Kitchen hosts Stanley Cup homecoming

July 24, 2013   ·   0 Comments

By Jeff Doner

It has been a while since Stanley Cup champion Mike Kitchen has played hockey in Schomberg, but friends, family and fans made sure to give him the proper greeting when he came back carrying the Stanley Cup last weekend.

David English's Aurora family helped bring Kitchen and the Cup to Southlake's Pediatric unit on Sunday afternoon.

David English’s Aurora family helped bring Kitchen and the Cup to Southlake’s Pediatric unit on Sunday afternoon.

Roughly a month after the Chicago Blackhawks shocking game six win over the Boston Bruins, Kitchen said deciding what to do with his day with the Cup was an easy decision.

“It’s going to be really special going back there,” he said prior to Sunday’s event at the Trisan Centre. “I’m glad we could take the cup there. It was one thing that was really important to mebecause I have a lot of fond memories of minor hockey in Schomberg. That’s where it all started.”
Kitchen wrapped up the day taking the cup to meet kids in the pediatric ward of Southlake Regional Health Centre, along with longtime friends, Aurora’s English family, who have dedicated a children’s playroom in memory of their son David.

Kitchen is now part of what is becoming somewhat of a hotbed for successful athletes.

After his minor hockey days, he went on to play Metro Junior B for the Aurora Tigers at the age of 15. Then in 1974, he was drafted by the Toronto Marlies in the first round, where he played for three years and won the Memorial Cup in 1975.

Soon after, in 1976, “Kitch” was making a name for himself and was drafted by the now defunct Kansas City Scouts, which transformed into the Colorado Rockies. Then he moved with the Rockies to New Jersey, where they became the Devils, for two seasons. After retiring in 1985, he became coach of the Newmarket Saints, and later spent eight seasons as an assistant with the Leafs and St. Louis Blues.

Halfway through the 2003-04 season, Kitchen was given his first head coaching job in the NHL. He would hold that position until midway through the 2006-07 season.

It didn’t take long for Kitchen to land another NHL gig as a coach with the Blues. He joined the Florida Panthers in 2007 and stayed there until signing on with his current team, the Chicago Blackhawks, in 2010 where he would be a part of an extremely talented Stanley Cup winning team.
Kitchen did point out, however, that everything wasn’t always roses for the Blackhawks in the finals.

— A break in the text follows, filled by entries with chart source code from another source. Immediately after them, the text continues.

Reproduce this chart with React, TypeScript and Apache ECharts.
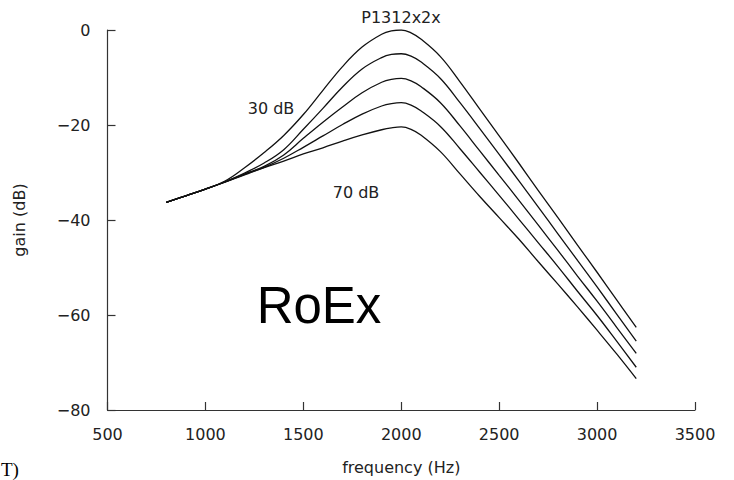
import React, { useEffect, useRef } from 'react';
import * as echarts from 'echarts';

// frequency samples (Hz)
const frequencies = [800, 900, 1000, 1100, 1200, 1300, 1400, 1500, 1600, 1700, 1800, 1900, 1950, 2000, 2050, 2100, 2200, 2300, 2400, 2500, 2600, 2700, 2800, 2900, 3000, 3100, 3200];

// gain (dB) for each level
const gain30 = [-36.3, -34.9, -33.5, -31.8, -29.0, -25.8, -22.2, -17.8, -12.7, -7.7, -3.6, -0.9, -0.2, 0, -0.6, -1.9, -5.6, -10.9, -16.6, -22.3, -28.0, -33.8, -39.5, -45.3, -51.0, -56.8, -62.6];
const gain40 = [-36.3, -34.9, -33.5, -31.95, -30.1, -28.0, -25.2, -20.9, -16.5, -12.0, -8.2, -5.8, -5.15, -5.0, -5.5, -6.7, -10.2, -15.3, -20.7, -26.2, -31.7, -37.3, -42.9, -48.5, -54.1, -59.8, -65.5];
const gain50 = [-36.3, -34.9, -33.5, -32.0, -30.3, -28.7, -26.3, -22.8, -19.4, -16.2, -13.2, -11.0, -10.4, -10.2, -10.7, -11.9, -15.3, -20.2, -25.4, -30.6, -35.8, -41.1, -46.4, -51.8, -57.1, -62.6, -68.1];
const gain60 = [-36.3, -34.9, -33.5, -32.0, -30.4, -28.9, -27.0, -24.7, -22.3, -19.9, -17.7, -16.0, -15.5, -15.3, -15.8, -17.0, -20.3, -25.0, -29.9, -34.8, -39.8, -44.8, -49.8, -55.0, -60.1, -65.5, -71.0];
const gain70 = [-36.3, -34.9, -33.5, -32.05, -30.5, -29.0, -27.6, -26.1, -24.8, -23.4, -22.1, -21.0, -20.6, -20.4, -20.9, -22.1, -25.6, -30.3, -35.0, -39.5, -44.0, -48.8, -53.5, -58.3, -63.2, -68.2, -73.4];

const levelNames = ['30 dB', '40 dB', '50 dB', '60 dB', '70 dB'];
const levelGains = [gain30, gain40, gain50, gain60, gain70];

const FONT = '"DejaVu Sans", sans-serif';
const INK = '#222';

export default function App() {
  const ref = useRef<HTMLDivElement>(null);
  useEffect(() => {
    const chart = echarts.init(ref.current!, null, { renderer: 'svg' });
    const minus = (v: number) => (v < 0 ? '\u2212' + Math.abs(v) : String(v));
    chart.setOption({
      animation: false,
      backgroundColor: '#fff',
      grid: { left: 107.5, right: 39, top: 30, bottom: 61 },
      xAxis: {
        type: 'value',
        min: 500,
        max: 3500,
        interval: 500,
        name: 'frequency (Hz)',
        nameLocation: 'middle',
        nameGap: 49,
        nameTextStyle: { fontFamily: FONT, fontSize: 16, color: INK },
        axisLine: { show: true, onZero: false, lineStyle: { color: '#333', width: 1.2 } },
        axisTick: { show: true, inside: true, length: 8, lineStyle: { color: '#333', width: 1.2 } },
        axisLabel: { fontFamily: FONT, fontSize: 16, color: INK, margin: 16, formatter: (v: number) => String(v) },
        splitLine: { show: false },
      },
      yAxis: {
        type: 'value',
        min: -80,
        max: 0,
        interval: 20,
        name: 'gain (dB)',
        nameLocation: 'middle',
        nameGap: 80,
        nameRotate: 90,
        nameTextStyle: { fontFamily: FONT, fontSize: 16, color: INK },
        axisLine: { show: true, onZero: false, lineStyle: { color: '#333', width: 1.2 } },
        axisTick: { show: true, inside: true, length: 8, lineStyle: { color: '#333', width: 1.2 } },
        axisLabel: { fontFamily: FONT, fontSize: 16, color: INK, margin: 17, formatter: minus },
        splitLine: { show: false },
      },
      series: levelNames.map((name, i) => ({
        name,
        type: 'line',
        data: frequencies.map((f, j) => [f, levelGains[i][j]]),
        showSymbol: false,
        smooth: 0.4,
        lineStyle: { color: '#111', width: 1.3 },
      })),
      graphic: [
        { type: 'text', x: 401, y: 17, style: { text: 'P1312x2x', font: `16px ${FONT}`, fill: INK, textAlign: 'center', textVerticalAlign: 'middle' } },
        { type: 'text', x: 271, y: 108, style: { text: '30 dB', font: `16px ${FONT}`, fill: INK, textAlign: 'center', textVerticalAlign: 'middle' } },
        { type: 'text', x: 356, y: 192, style: { text: '70 dB', font: `16px ${FONT}`, fill: INK, textAlign: 'center', textVerticalAlign: 'middle' } },
        { type: 'text', x: 319, y: 305, style: { text: 'RoEx', font: '51px "Liberation Sans", Arial, sans-serif', fill: '#000', textAlign: 'center', textVerticalAlign: 'middle' } },
        { type: 'text', x: 1, y: 479, style: { text: 'T)', font: '19px "Liberation Serif", serif', fill: '#000', textAlign: 'left', textVerticalAlign: 'bottom' } },
      ],
    });
    return () => chart.dispose();
  }, []);
  return (
    <div
      ref={ref}
      style={{ position: 'fixed', left: 0, top: 0, width: 734, height: 480, background: '#fff' }}
    />
  );
}
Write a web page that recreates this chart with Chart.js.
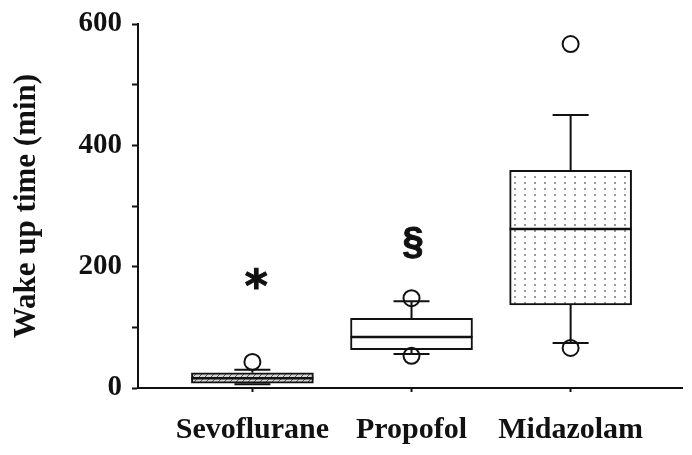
<!DOCTYPE html>
<html>
<head>
<meta charset="utf-8">
<script src="https://cdn.jsdelivr.net/npm/chart.js@4.4.1/dist/chart.umd.min.js"></script>
<style>
  html, body { margin: 0; padding: 0; background: #fff; }
  #wrap { width: 692px; height: 455px; }
</style>
</head>
<body>
<div id="wrap"><canvas id="wakeChart" width="692" height="455"></canvas></div>
<script>
// box plot summary per anaesthetic (minutes)
const categories = ["Sevoflurane", "Propofol", "Midazolam"];
const lowerWhisker = [6, 56, 74];
const q1 = [8, 63, 137];
const median = [16, 84, 262];
const q3 = [25, 115, 359];
const upperWhisker = [30, 143, 450];
const outliers = [[43], [53, 148], [66, 567]];
const yTicks = [0, 200, 400, 600];
// significance marks above the groups
const markText = ["*", "\u00A7", ""];
const markX = [1.025, 2.01, 3];
const markValue = [181, 239, null];

// fills: hatched grey, plain white, dotted
function hatchFill() {
  const c = document.createElement("canvas");
  c.width = 6; c.height = 6;
  const g = c.getContext("2d");
  g.fillStyle = "#d4d4d4";
  g.fillRect(0, 0, 6, 6);
  g.strokeStyle = "#5a5a5a";
  g.lineWidth = 1;
  g.beginPath();
  g.moveTo(0, 6); g.lineTo(6, 0);
  g.moveTo(-1, 1); g.lineTo(1, -1);
  g.moveTo(5, 7); g.lineTo(7, 5);
  g.stroke();
  return g.createPattern(c, "repeat");
}

function dotFill() {
  const c = document.createElement("canvas");
  c.width = 10; c.height = 6;
  const g = c.getContext("2d");
  g.fillStyle = "#ffffff";
  g.fillRect(0, 0, 10, 6);
  g.fillStyle = "#7a7a7a";
  g.beginPath();
  g.arc(5, 3, 1, 0, Math.PI * 2);
  g.fill();
  return g.createPattern(c, "repeat");
}

const boxFills = [hatchFill(), "#ffffff", dotFill()];

const boxData = categories.map((c, i) => ({ x: i + 1, y: [q1[i], q3[i]] }));
const outlierData = [];
outliers.forEach((list, i) => list.forEach(v => outlierData.push({ x: i + 1, y: v })));

// whiskers, caps, medians and the significance marks
const boxExtras = {
  id: "boxExtras",
  afterDatasetsDraw(chart) {
    const ctx = chart.ctx;
    const xs = chart.scales.x;
    const ys = chart.scales.y;
    const half = 61;
    const cap = 18;
    ctx.save();
    ctx.strokeStyle = "#111";
    categories.forEach((c, i) => {
      const x = xs.getPixelForValue(i + 1);
      ctx.lineWidth = 2;
      ctx.beginPath();
      ctx.moveTo(x, ys.getPixelForValue(q3[i]));
      ctx.lineTo(x, ys.getPixelForValue(upperWhisker[i]));
      ctx.moveTo(x, ys.getPixelForValue(q1[i]));
      ctx.lineTo(x, ys.getPixelForValue(lowerWhisker[i]));
      ctx.moveTo(x - cap, ys.getPixelForValue(upperWhisker[i]));
      ctx.lineTo(x + cap, ys.getPixelForValue(upperWhisker[i]));
      ctx.moveTo(x - cap, ys.getPixelForValue(lowerWhisker[i]));
      ctx.lineTo(x + cap, ys.getPixelForValue(lowerWhisker[i]));
      ctx.stroke();
      ctx.lineWidth = 2.5;
      ctx.beginPath();
      ctx.moveTo(x - half, ys.getPixelForValue(median[i]));
      ctx.lineTo(x + half, ys.getPixelForValue(median[i]));
      ctx.stroke();

      if (markText[i]) {
        const mx = xs.getPixelForValue(markX[i]);
        ctx.fillStyle = "#111";
        ctx.font = i === 0 ? "bold 44px 'DejaVu Sans'" : "bold 38px 'Liberation Sans'";
        ctx.textAlign = "center";
        ctx.textBaseline = "alphabetic";
        const m = ctx.measureText(markText[i]);
        const yc = ys.getPixelForValue(markValue[i]);
        const base = yc + (m.actualBoundingBoxAscent - m.actualBoundingBoxDescent) / 2;
        ctx.fillText(markText[i], mx, base);
        // a little extra weight on the glyph
        ctx.lineWidth = 1;
        ctx.strokeStyle = "#111";
        ctx.strokeText(markText[i], mx, base);
      }
    });
    ctx.restore();
  }
};

const chart = new Chart(document.getElementById("wakeChart").getContext("2d"), {
  type: "bar",
  data: {
    datasets: [
      {
        label: "box",
        data: boxData,
        backgroundColor: boxFills,
        borderColor: "#111",
        borderWidth: 2,
        borderSkipped: false,
        barThickness: 122,
        order: 2
      },
      {
        type: "scatter",
        label: "outliers",
        data: outlierData,
        pointStyle: "circle",
        pointRadius: 8,
        pointBorderWidth: 2,
        pointBorderColor: "#111",
        pointBackgroundColor: "rgba(0,0,0,0)",
        order: 1
      }
    ]
  },
  options: {
    responsive: false,
    animation: false,
    layout: { padding: { left: 0, right: 0, top: 24, bottom: 0 } },
    plugins: {
      legend: { display: false },
      tooltip: { enabled: false }
    },
    scales: {
      x: {
        type: "linear",
        min: 0.281,
        max: 3.7,
        offset: false,
        afterBuildTicks(scale) {
          scale.ticks = categories.map((c, i) => ({ value: i + 1 }));
        },
        afterFit(scale) { scale.height = 67; },
        ticks: {
          callback: v => categories[v - 1],
          color: "#111",
          font: { family: "'Liberation Serif'", size: 30, weight: "bold" },
          padding: 20,
          maxRotation: 0,
          autoSkip: false
        },
        grid: { offset: false, drawOnChartArea: false, tickLength: 4, tickWidth: 2, color: "#111" },
        border: { color: "#111", width: 2 }
      },
      y: {
        min: 0,
        max: 600,
        afterBuildTicks(scale) {
          scale.ticks = [0, 100, 200, 300, 400, 500, 600].map(v => ({ value: v }));
        },
        afterFit(scale) { scale.width = 138; },
        ticks: {
          callback: v => (yTicks.includes(v) ? String(v) : ""),
          color: "#111",
          font: { family: "'Liberation Serif'", size: 29, weight: "bold", lineHeight: 0.8 },
          padding: 10
        },
        grid: { drawOnChartArea: false, tickLength: 6, tickWidth: 2, color: "#111" },
        border: { color: "#111", width: 2 },
        title: {
          display: true,
          text: "Wake up time (min)",
          color: "#111",
          font: { family: "'Liberation Serif'", size: 31, weight: "bold" },
          padding: { top: 8, bottom: 0 }
        }
      }
    }
  },
  plugins: [boxExtras]
});
</script>
</body>
</html>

“It’s hard to describe, especially the way we won it. Here we are down 2 – 1 in the game and then we score to tie it up and that’s when we put out our best defensive players and then we score 17 seconds later, which caught everyone off guard.

“Then it was like a blur and when you win it’s just surreal and you just don’t realize it and I feel like I still don’t realize it. That cup sure didn’t feel like 35 pounds, it felt like five pounds when I took it up over my head – just a great feeling.”

Having been a player for so many years, Kitchen said his favourite part of the whole thing was taking in the celebration afterwards.

“What was really special was watching the players in the dressing room,” he explained. “What they go through for two months of a real grind. It’s amazing the injuries the players go through and the fatigue level – to watch them really release that energy in the dressing room was tremendous. It was unbelievable how they were so happy for one another.”

Between raising the Cup over his head for the first time on the ice and then again at home in front of his friends and family, Kitchen has done what every young hockey player dreams of.

“It’s quite a feeling. Even when you’re a young boy playing on a pond, up against a garage door or even in a rink thinking that you’d like to win the Stanley Cup, that amazing piece of silverware. Professionally I played nine years and now I’ve coached for 24 years in the NHL and now finally after 33 years in the NHL I got the opportunity to win it, which was unbelievable…it is a tremendous, tremendous feeling.”